• **TO DO**
Copy each line that contains the word "matplotlib".

================================

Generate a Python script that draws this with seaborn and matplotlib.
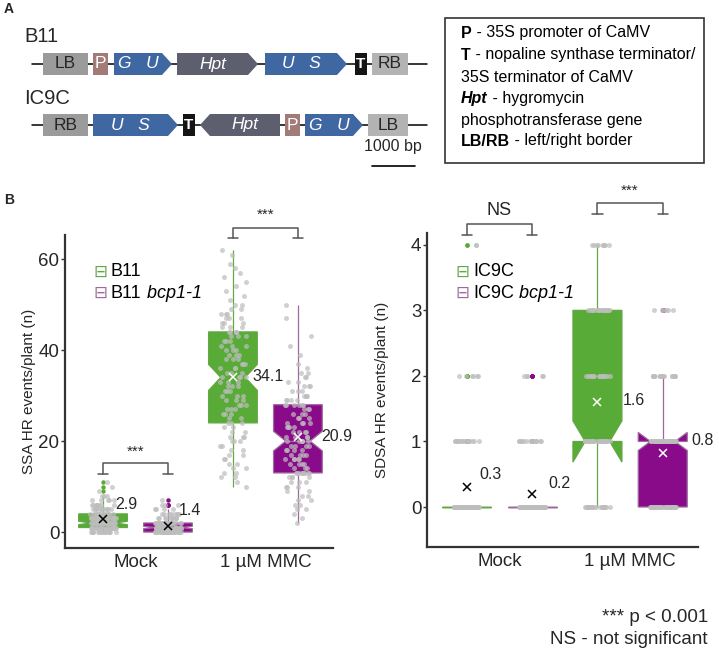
import numpy as np
import pandas as pd
import matplotlib
matplotlib.use("Agg")
import matplotlib.pyplot as plt
import seaborn as sns
from matplotlib.patches import Rectangle, Polygon

# ---- valores ----
slots = ["Mock_wt", "Mock_bcp", "MMC_wt", "MMC_bcp"]
tick_names = ["Mock", "1 µM MMC"]

# SSA (linha B11), eventos por planta
ssa_mock_wt_values = [0, 1, 2, 3, 4, 5, 6, 7, 8, 9, 10, 11]
ssa_mock_wt_counts = [15, 26, 35, 29, 15, 12, 8, 5, 3, 1, 1, 1]
ssa_mock_bcp_values = [0, 1, 2, 3, 4, 5, 6, 7]
ssa_mock_bcp_counts = [48, 45, 30, 11, 8, 4, 3, 1]
ssa_mmc_wt = [10, 11, 12, 12, 13, 13, 14, 14, 15, 15, 16, 16, 17, 17, 18, 18, 19, 19,
              20, 20, 20, 21, 21, 21, 22, 22, 23, 23, 24, 24,
              24, 25, 25, 26, 26, 26, 27, 27, 27, 28, 28, 28, 29, 29, 29, 30, 30, 30,
              31, 31, 31, 32, 32, 32, 33, 33, 33, 34, 34, 34,
              34, 35, 35, 35, 36, 36, 36, 37, 37, 37, 38, 38, 38, 39, 39, 39, 40, 40, 40,
              41, 41, 41, 42, 42, 42, 43, 43, 43, 44, 44,
              44, 44, 44, 45, 45, 45, 46, 46, 46, 47, 47, 47, 48, 48, 48, 49, 49, 50, 50,
              51, 52, 53, 54, 55, 56, 57, 58, 59, 61, 62]
ssa_mmc_bcp = [2, 3, 4, 5, 5, 6, 6, 7, 7, 8, 8, 9, 9, 10, 10, 10, 11, 11, 11,
               12, 12, 12, 12, 13, 13, 13, 13, 13, 13, 13,
               13, 13, 14, 14, 14, 15, 15, 15, 15, 16, 16, 16, 16, 16, 17, 17, 17, 17,
               18, 18, 18, 18, 19, 19, 19, 19, 20, 20, 20, 20,
               20, 20, 21, 21, 21, 21, 22, 22, 22, 22, 23, 23, 23, 23, 24, 24, 24, 24,
               25, 25, 25, 26, 26, 26, 27, 27, 27, 28, 28, 28,
               28, 28, 28, 29, 29, 29, 29, 30, 30, 30, 30, 31, 31, 31, 32, 32, 32, 33, 33,
               34, 34, 35, 35, 36, 37, 39, 41, 43, 47, 50]

# SDSA (linha IC9C), eventos por planta
sdsa_mock_wt_values = [0, 1, 2, 4]
sdsa_mock_wt_counts = [95, 17, 6, 2]
sdsa_mock_bcp_values = [0, 1, 2]
sdsa_mock_bcp_counts = [110, 15, 5]
sdsa_mmc_wt_values = [0, 1, 2, 3, 4]
sdsa_mmc_wt_counts = [21, 35, 16, 19, 9]
sdsa_mmc_bcp_values = [0, 1, 2, 3]
sdsa_mmc_bcp_counts = [52, 55, 17, 6]

# ---- estilo ----
W, H = 719, 654
GREEN, GREEN_LINE = "#58ab36", "#62a845"
PURPLE, PURPLE_LINE = "#8a0b8a", "#9c6a9c"
AXIS = "#333333"
DOT = "#bdbdbd"


def frame(groups):
    parts = [pd.DataFrame({"slot": s, "value": np.asarray(v, dtype=float)})
             for s, v in zip(slots, groups)]
    return pd.concat(parts, ignore_index=True)


ssa = frame([np.repeat(ssa_mock_wt_values, ssa_mock_wt_counts),
             np.repeat(ssa_mock_bcp_values, ssa_mock_bcp_counts),
             ssa_mmc_wt, ssa_mmc_bcp])
sdsa = frame([np.repeat(sdsa_mock_wt_values, sdsa_mock_wt_counts),
              np.repeat(sdsa_mock_bcp_values, sdsa_mock_bcp_counts),
              np.repeat(sdsa_mmc_wt_values, sdsa_mmc_wt_counts),
              np.repeat(sdsa_mmc_bcp_values, sdsa_mmc_bcp_counts)])

sns.set_style("ticks")
plt.rcParams["font.family"] = ["Liberation Sans", "DejaVu Sans"]

fig = plt.figure(figsize=(W / 100, H / 100), dpi=100)


def px_axes(x0, x1, ytop, ybot):
    return fig.add_axes([x0 / W, 1 - ybot / H, (x1 - x0) / W, (ybot - ytop) / H])


def panel(ax, df, ylabel, yticks, ylim, xlim, label_offsets, brackets, labelpad):
    for geno, fill, line in [("wt", GREEN, GREEN_LINE), ("bcp", PURPLE, PURPLE_LINE)]:
        sub = df[df["slot"].str.endswith(geno)]
        sns.boxplot(data=sub, x="slot", y="value", order=slots, color=fill,
                    saturation=1, linecolor=line, linewidth=0.9, width=0.75,
                    notch=True, showcaps=False,
                    flierprops=dict(marker="o", markersize=2.2,
                                    markerfacecolor=fill, markeredgecolor=fill),
                    ax=ax)
    sns.stripplot(data=df, x="slot", y="value", order=slots, color=DOT,
                  alpha=0.7, size=3.6, jitter=0.2, ax=ax, zorder=3)
    for treat, c in [("Mock", "black"), ("MMC", "white")]:
        sub = df[df["slot"].str.startswith(treat)]
        sns.pointplot(data=sub, x="slot", y="value", order=slots, color=c,
                      estimator="mean", errorbar=None, markers="x",
                      linestyles="none", markersize=6, markeredgewidth=1.1,
                      ax=ax, zorder=5)

    means = df.groupby("slot")["value"].mean().reindex(slots)
    for i, (m, off) in enumerate(zip(means, label_offsets)):
        ax.annotate(f"{m:.1f}", xy=(i, m), xytext=off, textcoords="offset pixels",
                    ha="left", va="center", fontsize=11.5, zorder=6)

    for x0, x1, ytop, ybot, ylab, txt, size in brackets:
        ax.plot([x0, x0, x1, x1], [ybot, ytop, ytop, ybot], color="#555555",
                lw=1.1, clip_on=False, zorder=6)
        for x in (x0, x1):
            ax.plot([x - 0.08, x + 0.08], [ybot, ybot], color="#555555",
                    lw=1.1, clip_on=False, zorder=6)
        ax.text((x0 + x1) / 2, ylab, txt, ha="center", va="center",
                fontsize=size, clip_on=False)

    ax.set_xlim(*xlim)
    ax.set_ylim(*ylim)
    ax.set_xticks([0.5, 2.5])
    ax.set_xticklabels(tick_names, fontsize=13.5)
    ax.set_yticks(yticks)
    ax.set_yticklabels([str(t) for t in yticks], fontsize=13.5)
    ax.tick_params(axis="x", length=0, pad=4)
    ax.tick_params(axis="y", length=3, width=1, color=AXIS, pad=1)
    ax.set_xlabel("")
    ax.set_ylabel(ylabel, fontsize=11, labelpad=labelpad)
    sns.despine(ax=ax)
    for s in ("left", "bottom"):
        ax.spines[s].set_color(AXIS)
        ax.spines[s].set_linewidth(1.6)
    ax.patch.set_alpha(0)


ax1 = px_axes(65, 333, 235, 548)
panel(ax1, ssa, "SSA HR events/plant (n)", [0, 20, 40, 60], (-3.5, 65.3), (-0.585, 3.54),
      [(12, 14), (11, 15), (20, 0), (23, 0)],
      [(0, 1, 15.2, 12.7, 17.6, "***", 11), (2, 3, 66.8, 64.6, 69.8, "***", 11)], 2)

ax2 = px_axes(427, 698, 233, 547)
panel(ax2, sdsa, "SDSA HR events/plant (n)", [0, 1, 2, 3, 4], (-0.61, 4.18), (-0.61, 3.54),
      [(13, 12), (16, 11), (25, 2), (29, 13)],
      [(0, 1, 4.32, 4.15, 4.52, "NS", 13), (2, 3, 4.64, 4.47, 4.82, "***", 11)], 16)

# ---- camada em pixels para o painel A e os textos soltos ----
ov = fig.add_axes([0, 0, 1, 1], zorder=10)
ov.set_xlim(0, W)
ov.set_ylim(H, 0)
ov.axis("off")


def rich(x, y, parts, size, color="black"):
    t = ov.text(x, y, parts[0][0], fontsize=size, color=color, va="center", ha="left",
                **parts[0][1])
    for s, style in parts[1:]:
        t = ov.annotate(s, xy=(1, 0.5), xycoords=t, va="center", ha="left",
                        fontsize=size, color=color, **style)
    return t


ov.text(4, 9, "A", fontsize=10, fontweight="bold", va="center")
ov.text(4, 200, "B", fontsize=10, fontweight="bold", va="center")

# construções
GRAY_D, GRAY_L, ROSE = "#9b9b9b", "#b3b3b3", "#a27b78"
BLUE, SLATE, BLACK = "#3f68a3", "#5d5f6e", "#151515"
row_b11 = [("LB", 43, 88, "box", GRAY_D), ("P", 93, 108, "box", ROSE),
           ("G   U", 114, 172, "right", BLUE), ("Hpt", 177, 258, "right", SLATE),
           ("U   S", 265, 347, "right", BLUE), ("T", 355, 367, "box", BLACK),
           ("RB", 372, 408, "box", GRAY_L)]
row_ic9c = [("RB", 43, 88, "box", GRAY_D), ("U   S", 93, 178, "right", BLUE),
            ("T", 183, 195, "box", BLACK), ("Hpt", 200, 280, "left", SLATE),
            ("P", 285, 300, "box", ROSE), ("G   U", 305, 363, "right", BLUE),
            ("LB", 368, 408, "box", GRAY_L)]


def construct(name, y_name, yc, row):
    ov.text(24, y_name, name, fontsize=14.5, va="center", ha="left")
    ov.plot([32, 427], [yc, yc], color="black", lw=1.1, zorder=1)
    h, tip = 11, 10
    for label, x0, x1, kind, col in row:
        if kind == "right":
            pts = [(x0, yc - h), (x1 - tip, yc - h), (x1, yc), (x1 - tip, yc + h), (x0, yc + h)]
            cx = (x0 + x1 - tip) / 2
        elif kind == "left":
            pts = [(x0 + tip, yc - h), (x1, yc - h), (x1, yc + h), (x0 + tip, yc + h), (x0, yc)]
            cx = (x0 + tip + x1) / 2
        else:
            pts = [(x0, yc - h), (x1, yc - h), (x1, yc + h), (x0, yc + h)]
            cx = (x0 + x1) / 2
        ov.add_patch(Polygon(pts, closed=True, facecolor=col, edgecolor="none", zorder=2))
        if label in ("LB", "RB"):
            ov.text(cx, yc, label, fontsize=12.5, ha="center", va="center", zorder=3)
        elif label == "T":
            ov.text(cx, yc, "T", fontsize=11, fontweight="bold", color="white",
                    ha="center", va="center", zorder=3)
        elif label == "P":
            ov.text(cx, yc, "P", fontsize=12.5, color="white", ha="center", va="center", zorder=3)
        else:
            ov.text(cx, yc, label, fontsize=12.5, color="white", style="italic",
                    ha="center", va="center", zorder=3)


construct("B11", 37, 64, row_b11)
construct("IC9C", 98, 125, row_ic9c)

ov.text(393, 146, "1000 bp", fontsize=11.5, ha="center", va="center")
ov.plot([372, 415], [166, 166], color="black", lw=1.2)

# caixa de legenda das construções
ov.add_patch(Rectangle((445, 18), 259, 145, facecolor="white", edgecolor="#333333", lw=1.2))
bold = {"fontweight": "bold"}
legend_rows = [
    (33, [("P", bold), (" - 35S promoter of CaMV", {})]),
    (55, [("T", bold), (" - nopaline synthase terminator/", {})]),
    (77, [("35S terminator of CaMV", {})]),
    (98, [("Hpt", {"fontweight": "bold", "style": "italic"}), (" - hygromycin", {})]),
    (120, [("phosphotransferase gene", {})]),
    (141, [("LB/RB", bold), (" - left/right border", {})]),
]
for y, parts in legend_rows:
    rich(461, y, parts, 11.5)

# legendas dos gráficos
for x_icon, entries in [(100, ["B11", "B11"]), (462, ["IC9C", "IC9C"])]:
    for (y, col, italic), name in zip([(272, GREEN_LINE, False), (293, PURPLE_LINE, True)], entries):
        ov.text(x_icon, y, "\u229f", fontsize=12, color=col, ha="center", va="center",
                family="DejaVu Sans")
        parts = [(name, {})] + ([(" bcp1-1", {"style": "italic"})] if italic else [])
        rich(x_icon + 11, y, parts, 13)

ov.text(708, 617, "*** p < 0.001", fontsize=13.5, ha="right", va="center")
ov.text(708, 640, "NS - not significant", fontsize=13.5, ha="right", va="center")

fig.savefig("out.png", dpi=100)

================================

• **THE OUTPUT**
Generate a Python script that draws this with seaborn and matplotlib.
import matplotlib
matplotlib.use("Agg")
import matplotlib.pyplot as plt
from matplotlib.patches import Rectangle, Polygon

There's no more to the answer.